Data for processing:
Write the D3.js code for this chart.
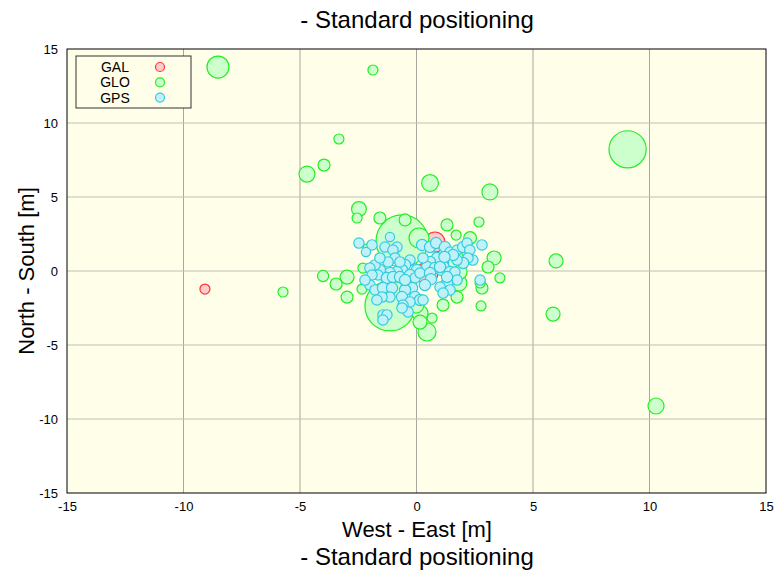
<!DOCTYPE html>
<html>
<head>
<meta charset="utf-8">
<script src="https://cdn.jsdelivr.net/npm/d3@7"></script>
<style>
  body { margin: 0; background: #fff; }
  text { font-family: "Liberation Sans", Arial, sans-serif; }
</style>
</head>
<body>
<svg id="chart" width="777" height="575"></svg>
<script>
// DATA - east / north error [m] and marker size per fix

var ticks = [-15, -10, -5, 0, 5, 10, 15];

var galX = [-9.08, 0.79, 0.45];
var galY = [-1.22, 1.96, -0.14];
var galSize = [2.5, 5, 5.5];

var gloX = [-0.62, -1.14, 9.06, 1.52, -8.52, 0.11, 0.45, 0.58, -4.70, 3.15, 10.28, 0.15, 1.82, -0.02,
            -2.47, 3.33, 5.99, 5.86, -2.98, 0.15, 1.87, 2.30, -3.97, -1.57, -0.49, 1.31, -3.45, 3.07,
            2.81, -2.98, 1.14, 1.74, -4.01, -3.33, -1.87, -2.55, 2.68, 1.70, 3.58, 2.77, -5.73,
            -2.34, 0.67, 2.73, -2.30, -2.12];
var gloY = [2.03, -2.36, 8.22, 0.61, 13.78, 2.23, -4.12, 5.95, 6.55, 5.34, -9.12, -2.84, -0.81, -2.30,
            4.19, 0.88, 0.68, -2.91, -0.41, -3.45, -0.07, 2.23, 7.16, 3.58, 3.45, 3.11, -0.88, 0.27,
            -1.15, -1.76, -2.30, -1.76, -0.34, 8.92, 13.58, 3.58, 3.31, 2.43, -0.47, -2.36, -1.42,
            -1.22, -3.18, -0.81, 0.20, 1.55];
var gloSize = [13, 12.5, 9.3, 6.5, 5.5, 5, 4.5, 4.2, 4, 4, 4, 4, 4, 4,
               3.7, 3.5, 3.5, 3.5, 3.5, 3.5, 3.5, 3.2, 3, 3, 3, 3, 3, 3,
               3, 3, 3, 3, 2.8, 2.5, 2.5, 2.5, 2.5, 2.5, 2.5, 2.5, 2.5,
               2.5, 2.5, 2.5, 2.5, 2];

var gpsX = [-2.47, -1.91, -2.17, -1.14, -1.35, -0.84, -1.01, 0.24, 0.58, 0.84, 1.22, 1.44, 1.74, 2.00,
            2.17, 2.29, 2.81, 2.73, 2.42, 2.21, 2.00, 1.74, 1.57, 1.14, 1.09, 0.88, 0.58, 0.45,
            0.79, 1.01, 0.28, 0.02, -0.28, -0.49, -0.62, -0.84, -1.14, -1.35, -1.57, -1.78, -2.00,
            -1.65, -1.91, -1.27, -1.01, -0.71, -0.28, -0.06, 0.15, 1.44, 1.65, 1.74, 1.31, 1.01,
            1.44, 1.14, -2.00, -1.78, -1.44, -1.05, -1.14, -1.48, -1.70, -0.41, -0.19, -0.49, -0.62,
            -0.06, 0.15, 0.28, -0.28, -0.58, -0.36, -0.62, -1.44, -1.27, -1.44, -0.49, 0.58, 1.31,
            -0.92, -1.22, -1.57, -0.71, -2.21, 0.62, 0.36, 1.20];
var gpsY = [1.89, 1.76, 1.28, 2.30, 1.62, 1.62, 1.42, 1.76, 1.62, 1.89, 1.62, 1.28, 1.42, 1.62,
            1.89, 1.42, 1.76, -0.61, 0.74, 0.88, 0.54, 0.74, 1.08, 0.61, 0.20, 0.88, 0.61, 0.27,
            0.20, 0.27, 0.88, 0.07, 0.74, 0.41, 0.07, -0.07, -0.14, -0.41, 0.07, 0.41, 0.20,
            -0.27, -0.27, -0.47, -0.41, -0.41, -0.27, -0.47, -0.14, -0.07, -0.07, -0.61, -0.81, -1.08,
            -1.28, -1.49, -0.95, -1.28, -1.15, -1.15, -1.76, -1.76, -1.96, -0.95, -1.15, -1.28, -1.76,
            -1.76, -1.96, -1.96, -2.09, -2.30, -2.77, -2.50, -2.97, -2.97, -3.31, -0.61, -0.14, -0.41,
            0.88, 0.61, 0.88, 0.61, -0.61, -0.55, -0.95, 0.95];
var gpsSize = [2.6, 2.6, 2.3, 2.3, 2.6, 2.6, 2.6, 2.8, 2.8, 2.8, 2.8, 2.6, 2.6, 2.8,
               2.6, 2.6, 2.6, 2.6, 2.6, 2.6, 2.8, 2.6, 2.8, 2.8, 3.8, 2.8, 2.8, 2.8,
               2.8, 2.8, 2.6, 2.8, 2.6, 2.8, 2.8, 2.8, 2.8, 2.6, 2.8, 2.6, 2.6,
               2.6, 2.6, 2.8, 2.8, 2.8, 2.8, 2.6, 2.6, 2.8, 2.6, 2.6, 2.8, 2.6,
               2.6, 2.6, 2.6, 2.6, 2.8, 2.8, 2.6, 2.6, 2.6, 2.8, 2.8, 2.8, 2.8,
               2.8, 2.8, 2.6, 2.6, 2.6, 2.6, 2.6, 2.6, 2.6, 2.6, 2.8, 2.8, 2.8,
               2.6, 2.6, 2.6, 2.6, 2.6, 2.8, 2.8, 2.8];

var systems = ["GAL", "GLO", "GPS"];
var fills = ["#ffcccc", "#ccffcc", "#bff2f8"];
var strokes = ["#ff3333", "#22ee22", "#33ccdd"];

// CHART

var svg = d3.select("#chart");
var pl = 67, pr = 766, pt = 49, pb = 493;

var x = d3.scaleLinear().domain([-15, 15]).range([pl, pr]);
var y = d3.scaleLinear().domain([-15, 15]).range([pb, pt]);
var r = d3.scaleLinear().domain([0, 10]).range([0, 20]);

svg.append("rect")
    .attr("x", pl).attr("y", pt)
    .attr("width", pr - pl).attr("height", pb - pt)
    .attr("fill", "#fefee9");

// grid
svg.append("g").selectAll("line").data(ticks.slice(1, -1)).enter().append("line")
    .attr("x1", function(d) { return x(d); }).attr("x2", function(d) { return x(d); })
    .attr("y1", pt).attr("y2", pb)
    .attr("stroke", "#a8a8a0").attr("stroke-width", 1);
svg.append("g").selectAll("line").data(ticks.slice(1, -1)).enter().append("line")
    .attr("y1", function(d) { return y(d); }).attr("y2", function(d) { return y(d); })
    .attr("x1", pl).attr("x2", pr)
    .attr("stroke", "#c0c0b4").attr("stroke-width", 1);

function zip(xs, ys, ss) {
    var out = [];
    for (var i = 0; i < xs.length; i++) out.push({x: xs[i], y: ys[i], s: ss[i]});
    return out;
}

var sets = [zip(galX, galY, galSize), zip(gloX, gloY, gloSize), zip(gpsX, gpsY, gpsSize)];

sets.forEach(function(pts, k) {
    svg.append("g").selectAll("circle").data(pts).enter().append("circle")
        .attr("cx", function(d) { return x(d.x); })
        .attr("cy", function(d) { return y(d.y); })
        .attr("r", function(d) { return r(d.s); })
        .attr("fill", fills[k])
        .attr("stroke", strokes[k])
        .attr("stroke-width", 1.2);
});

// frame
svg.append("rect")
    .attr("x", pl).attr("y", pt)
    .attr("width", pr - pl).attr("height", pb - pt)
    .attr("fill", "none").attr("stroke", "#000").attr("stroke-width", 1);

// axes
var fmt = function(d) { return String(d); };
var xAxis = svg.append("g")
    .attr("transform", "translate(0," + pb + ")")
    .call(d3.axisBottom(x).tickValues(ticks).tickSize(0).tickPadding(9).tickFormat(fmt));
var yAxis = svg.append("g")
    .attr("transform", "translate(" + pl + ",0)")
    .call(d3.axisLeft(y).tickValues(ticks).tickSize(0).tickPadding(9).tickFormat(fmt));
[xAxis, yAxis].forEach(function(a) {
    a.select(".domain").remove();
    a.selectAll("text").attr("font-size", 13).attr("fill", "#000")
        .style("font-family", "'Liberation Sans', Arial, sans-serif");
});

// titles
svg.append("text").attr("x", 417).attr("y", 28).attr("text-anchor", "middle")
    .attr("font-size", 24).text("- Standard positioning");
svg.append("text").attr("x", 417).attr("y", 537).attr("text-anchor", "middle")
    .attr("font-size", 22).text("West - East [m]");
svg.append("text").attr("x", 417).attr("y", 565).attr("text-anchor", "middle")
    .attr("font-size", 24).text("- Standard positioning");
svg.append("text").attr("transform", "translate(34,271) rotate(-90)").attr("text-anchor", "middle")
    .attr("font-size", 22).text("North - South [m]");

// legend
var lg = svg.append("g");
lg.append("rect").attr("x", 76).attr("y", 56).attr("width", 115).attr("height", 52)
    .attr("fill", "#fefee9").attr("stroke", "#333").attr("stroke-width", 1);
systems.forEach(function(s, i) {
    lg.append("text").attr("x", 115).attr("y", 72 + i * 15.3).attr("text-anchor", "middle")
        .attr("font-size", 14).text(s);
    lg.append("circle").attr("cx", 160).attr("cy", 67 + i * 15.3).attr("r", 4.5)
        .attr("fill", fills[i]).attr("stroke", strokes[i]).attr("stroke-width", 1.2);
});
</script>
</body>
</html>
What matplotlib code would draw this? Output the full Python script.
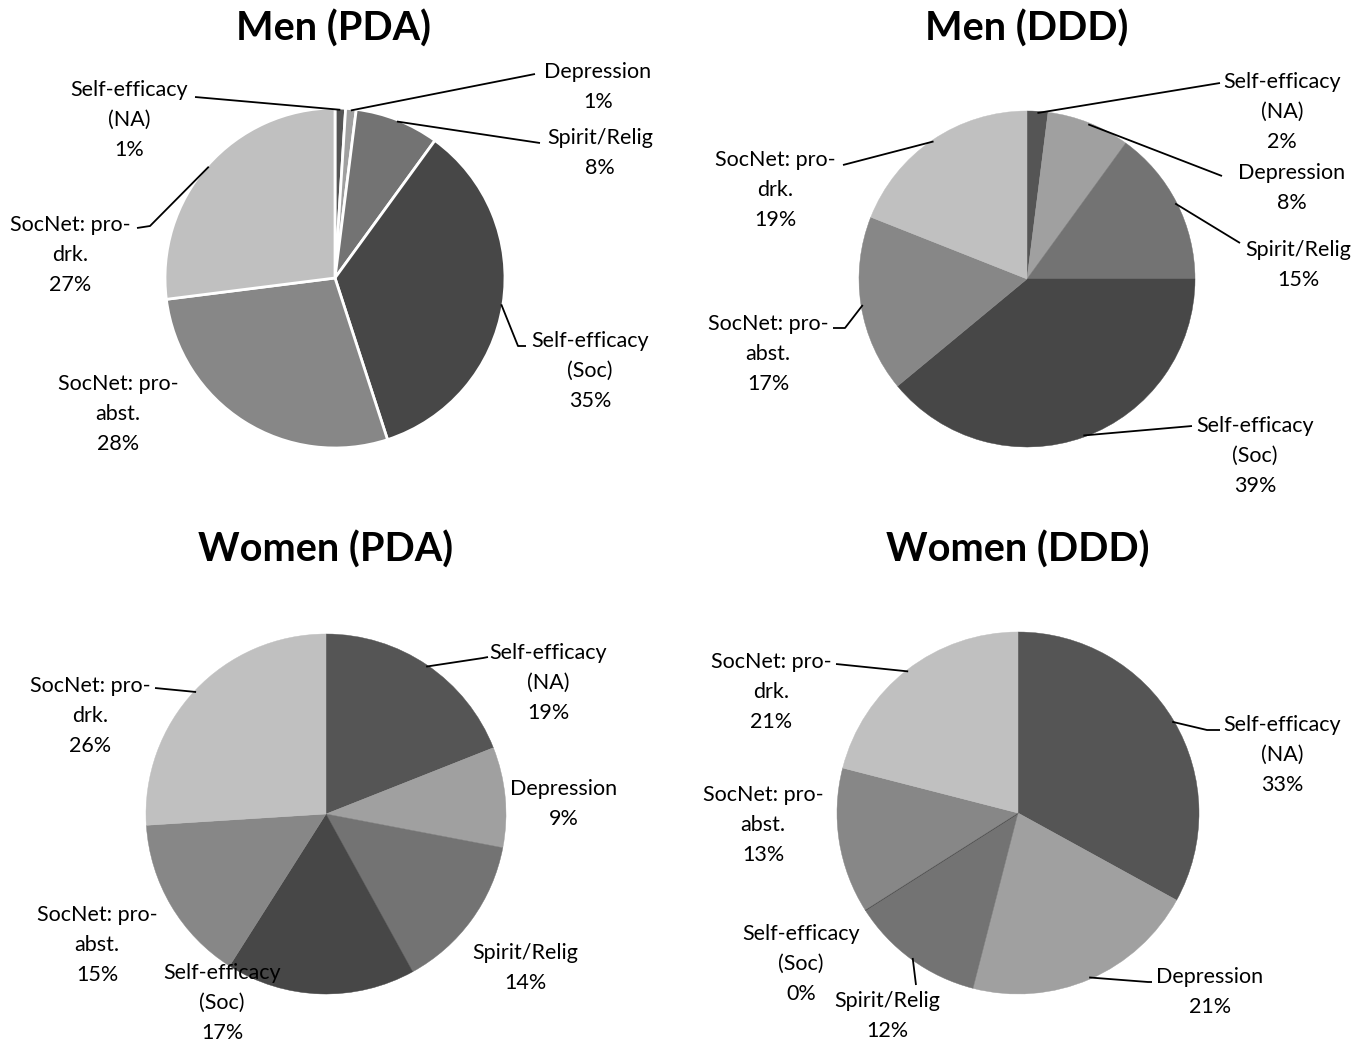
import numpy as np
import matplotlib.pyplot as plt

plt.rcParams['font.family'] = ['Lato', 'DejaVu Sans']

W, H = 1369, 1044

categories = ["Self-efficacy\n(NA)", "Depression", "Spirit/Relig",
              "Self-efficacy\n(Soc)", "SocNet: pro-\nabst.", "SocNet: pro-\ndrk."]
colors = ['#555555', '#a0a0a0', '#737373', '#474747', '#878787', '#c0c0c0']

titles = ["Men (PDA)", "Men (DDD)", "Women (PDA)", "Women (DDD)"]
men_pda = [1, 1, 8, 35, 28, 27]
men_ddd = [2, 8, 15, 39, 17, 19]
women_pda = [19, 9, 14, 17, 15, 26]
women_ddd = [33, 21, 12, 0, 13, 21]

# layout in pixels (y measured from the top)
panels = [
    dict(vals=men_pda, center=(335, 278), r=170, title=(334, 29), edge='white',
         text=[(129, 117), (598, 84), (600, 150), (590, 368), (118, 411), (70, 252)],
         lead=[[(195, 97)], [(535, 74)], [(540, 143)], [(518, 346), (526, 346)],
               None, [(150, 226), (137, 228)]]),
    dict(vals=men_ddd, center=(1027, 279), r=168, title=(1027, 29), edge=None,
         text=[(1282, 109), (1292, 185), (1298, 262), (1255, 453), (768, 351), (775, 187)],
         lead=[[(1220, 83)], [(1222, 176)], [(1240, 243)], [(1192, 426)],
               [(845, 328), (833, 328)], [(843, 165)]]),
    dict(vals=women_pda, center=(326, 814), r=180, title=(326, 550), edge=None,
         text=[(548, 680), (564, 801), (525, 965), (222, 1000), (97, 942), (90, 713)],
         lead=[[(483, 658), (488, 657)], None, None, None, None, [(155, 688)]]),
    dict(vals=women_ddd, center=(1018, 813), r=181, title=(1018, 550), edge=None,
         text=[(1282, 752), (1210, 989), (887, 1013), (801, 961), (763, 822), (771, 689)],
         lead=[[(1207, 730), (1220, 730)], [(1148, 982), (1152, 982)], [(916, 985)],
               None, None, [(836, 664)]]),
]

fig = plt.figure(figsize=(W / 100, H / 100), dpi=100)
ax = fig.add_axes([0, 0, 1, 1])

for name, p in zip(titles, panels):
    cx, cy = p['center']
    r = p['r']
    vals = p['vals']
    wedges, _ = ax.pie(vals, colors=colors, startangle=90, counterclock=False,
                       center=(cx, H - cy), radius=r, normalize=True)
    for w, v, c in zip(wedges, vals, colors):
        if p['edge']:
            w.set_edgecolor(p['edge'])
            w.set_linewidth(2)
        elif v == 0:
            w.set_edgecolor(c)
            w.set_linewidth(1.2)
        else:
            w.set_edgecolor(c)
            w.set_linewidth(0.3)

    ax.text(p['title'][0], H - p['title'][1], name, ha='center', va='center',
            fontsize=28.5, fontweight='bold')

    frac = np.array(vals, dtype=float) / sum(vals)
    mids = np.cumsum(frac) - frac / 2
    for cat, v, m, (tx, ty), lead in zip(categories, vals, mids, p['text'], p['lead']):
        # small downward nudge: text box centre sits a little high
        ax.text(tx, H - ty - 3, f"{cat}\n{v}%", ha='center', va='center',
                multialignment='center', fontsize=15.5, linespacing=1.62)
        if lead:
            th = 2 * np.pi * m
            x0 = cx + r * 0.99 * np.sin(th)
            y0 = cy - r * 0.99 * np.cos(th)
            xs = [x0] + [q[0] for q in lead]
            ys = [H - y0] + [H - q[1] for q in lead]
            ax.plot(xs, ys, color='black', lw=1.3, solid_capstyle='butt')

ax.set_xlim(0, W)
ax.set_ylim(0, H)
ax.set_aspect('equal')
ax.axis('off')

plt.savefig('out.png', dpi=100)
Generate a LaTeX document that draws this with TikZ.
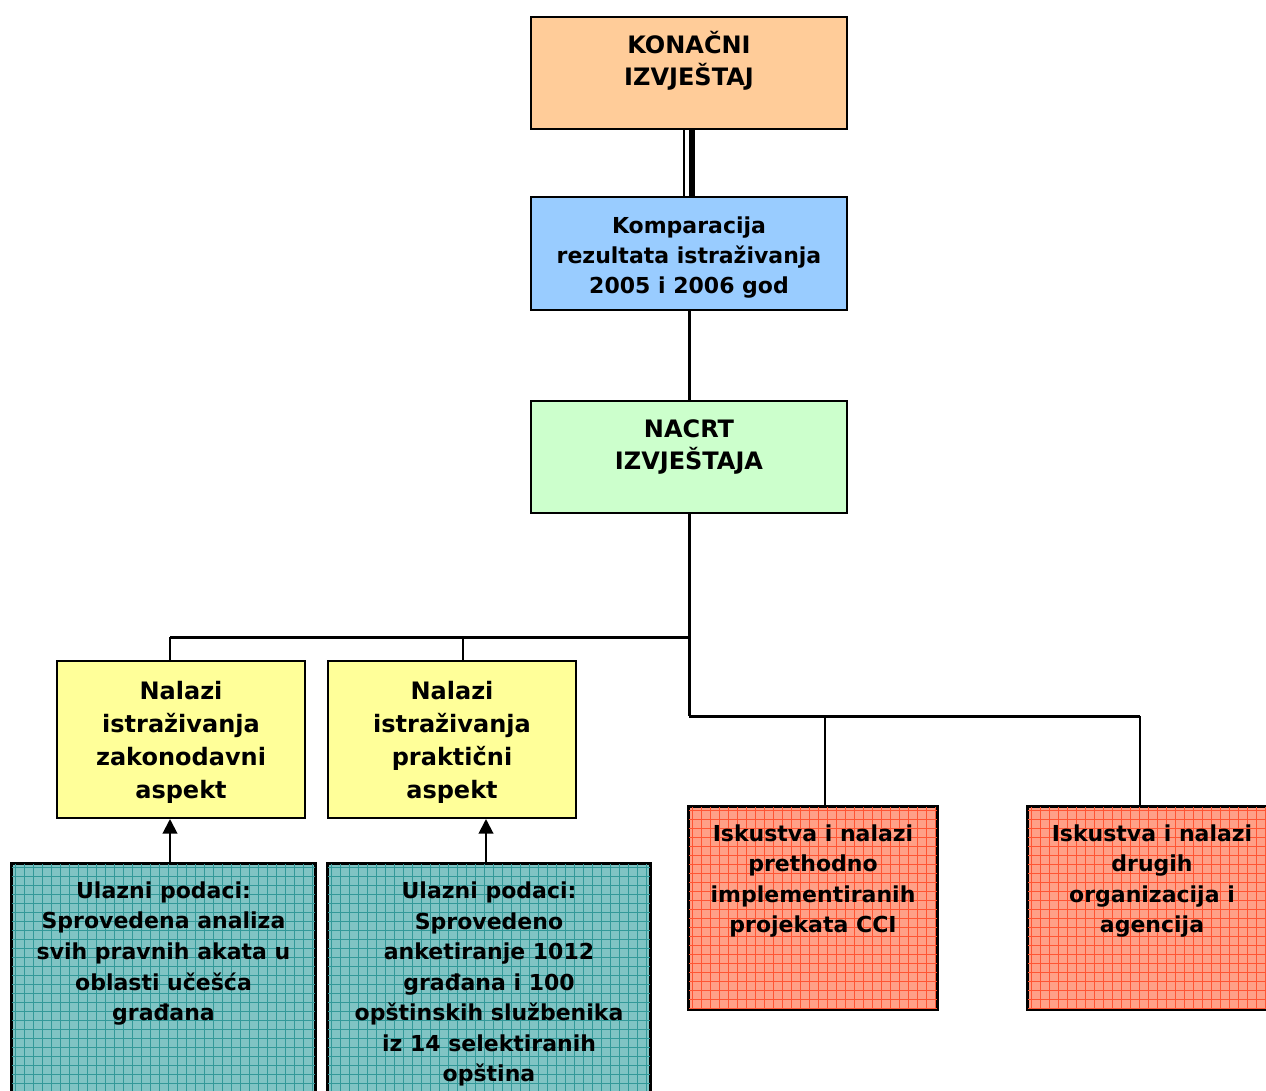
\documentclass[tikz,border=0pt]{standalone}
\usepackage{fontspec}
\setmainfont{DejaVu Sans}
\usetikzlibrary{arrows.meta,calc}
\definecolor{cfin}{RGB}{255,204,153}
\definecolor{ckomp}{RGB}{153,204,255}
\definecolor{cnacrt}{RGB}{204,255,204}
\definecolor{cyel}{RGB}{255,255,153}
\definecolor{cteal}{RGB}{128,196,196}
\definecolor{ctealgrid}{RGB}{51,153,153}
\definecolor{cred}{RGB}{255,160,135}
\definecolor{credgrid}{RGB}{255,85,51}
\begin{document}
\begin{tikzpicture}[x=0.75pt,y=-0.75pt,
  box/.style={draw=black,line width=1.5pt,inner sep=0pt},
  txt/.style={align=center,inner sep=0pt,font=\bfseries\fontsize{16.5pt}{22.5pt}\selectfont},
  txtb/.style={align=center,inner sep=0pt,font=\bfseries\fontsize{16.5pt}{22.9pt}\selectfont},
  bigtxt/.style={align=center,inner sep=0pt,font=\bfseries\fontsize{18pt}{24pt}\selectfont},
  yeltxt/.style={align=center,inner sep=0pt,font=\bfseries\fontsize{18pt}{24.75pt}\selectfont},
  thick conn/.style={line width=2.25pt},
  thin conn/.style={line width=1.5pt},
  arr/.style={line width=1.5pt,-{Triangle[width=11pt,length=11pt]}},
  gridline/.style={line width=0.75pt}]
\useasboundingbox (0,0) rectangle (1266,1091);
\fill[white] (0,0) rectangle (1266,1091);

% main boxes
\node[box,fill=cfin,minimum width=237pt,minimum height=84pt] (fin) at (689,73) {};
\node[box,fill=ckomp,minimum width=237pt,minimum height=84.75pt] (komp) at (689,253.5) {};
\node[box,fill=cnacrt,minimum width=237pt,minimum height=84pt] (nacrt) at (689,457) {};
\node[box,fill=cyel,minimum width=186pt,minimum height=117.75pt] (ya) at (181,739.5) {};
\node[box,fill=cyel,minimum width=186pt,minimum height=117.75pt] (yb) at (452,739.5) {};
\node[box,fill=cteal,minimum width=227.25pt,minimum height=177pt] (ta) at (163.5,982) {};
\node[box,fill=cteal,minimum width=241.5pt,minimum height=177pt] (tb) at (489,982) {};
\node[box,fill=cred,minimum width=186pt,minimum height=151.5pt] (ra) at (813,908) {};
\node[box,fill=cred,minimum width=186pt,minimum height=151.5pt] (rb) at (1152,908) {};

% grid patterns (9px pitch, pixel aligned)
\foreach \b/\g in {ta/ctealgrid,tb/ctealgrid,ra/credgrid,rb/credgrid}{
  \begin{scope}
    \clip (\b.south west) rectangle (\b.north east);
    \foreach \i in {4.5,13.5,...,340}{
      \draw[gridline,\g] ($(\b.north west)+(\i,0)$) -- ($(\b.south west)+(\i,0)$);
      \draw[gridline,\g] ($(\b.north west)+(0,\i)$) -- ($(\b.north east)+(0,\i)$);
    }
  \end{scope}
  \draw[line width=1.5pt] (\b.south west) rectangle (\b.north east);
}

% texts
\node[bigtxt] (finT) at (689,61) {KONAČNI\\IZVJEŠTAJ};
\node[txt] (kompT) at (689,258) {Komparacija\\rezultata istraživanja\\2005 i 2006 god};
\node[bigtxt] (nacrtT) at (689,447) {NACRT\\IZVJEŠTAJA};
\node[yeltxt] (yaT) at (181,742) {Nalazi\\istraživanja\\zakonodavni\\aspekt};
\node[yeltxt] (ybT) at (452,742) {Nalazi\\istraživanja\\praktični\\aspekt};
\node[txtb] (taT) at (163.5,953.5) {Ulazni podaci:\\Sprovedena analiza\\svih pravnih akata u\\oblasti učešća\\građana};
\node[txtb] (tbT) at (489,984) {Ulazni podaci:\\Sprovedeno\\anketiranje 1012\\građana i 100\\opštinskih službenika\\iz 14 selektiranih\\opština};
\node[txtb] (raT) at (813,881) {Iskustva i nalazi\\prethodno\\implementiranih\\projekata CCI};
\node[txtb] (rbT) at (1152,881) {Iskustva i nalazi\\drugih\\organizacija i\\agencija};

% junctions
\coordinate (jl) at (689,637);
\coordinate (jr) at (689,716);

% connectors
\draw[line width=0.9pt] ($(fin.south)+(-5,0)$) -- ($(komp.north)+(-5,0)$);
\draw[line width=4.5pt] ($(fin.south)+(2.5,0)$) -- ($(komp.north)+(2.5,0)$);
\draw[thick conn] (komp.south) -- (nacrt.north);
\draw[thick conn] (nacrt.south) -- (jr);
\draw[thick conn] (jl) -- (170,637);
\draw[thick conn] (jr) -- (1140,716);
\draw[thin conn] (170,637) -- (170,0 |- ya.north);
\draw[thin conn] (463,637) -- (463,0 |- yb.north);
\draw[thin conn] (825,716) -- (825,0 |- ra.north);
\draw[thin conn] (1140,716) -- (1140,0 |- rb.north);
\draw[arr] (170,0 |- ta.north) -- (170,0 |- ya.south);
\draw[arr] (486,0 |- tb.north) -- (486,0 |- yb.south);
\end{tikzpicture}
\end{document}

What you need to do: Repeat exactly the lines from the start of the entries down to the line with "size per fix", keeping both ends but none of the pictures.

Response:
Write the D3.js code for this chart.
<!DOCTYPE html>
<html>
<head>
<meta charset="utf-8">
<script src="https://cdn.jsdelivr.net/npm/d3@7"></script>
<style>
  body { margin: 0; background: #fff; }
  text { font-family: "Liberation Sans", Arial, sans-serif; }
</style>
</head>
<body>
<svg id="chart" width="777" height="575"></svg>
<script>
// DATA - east / north error [m] and marker size per fix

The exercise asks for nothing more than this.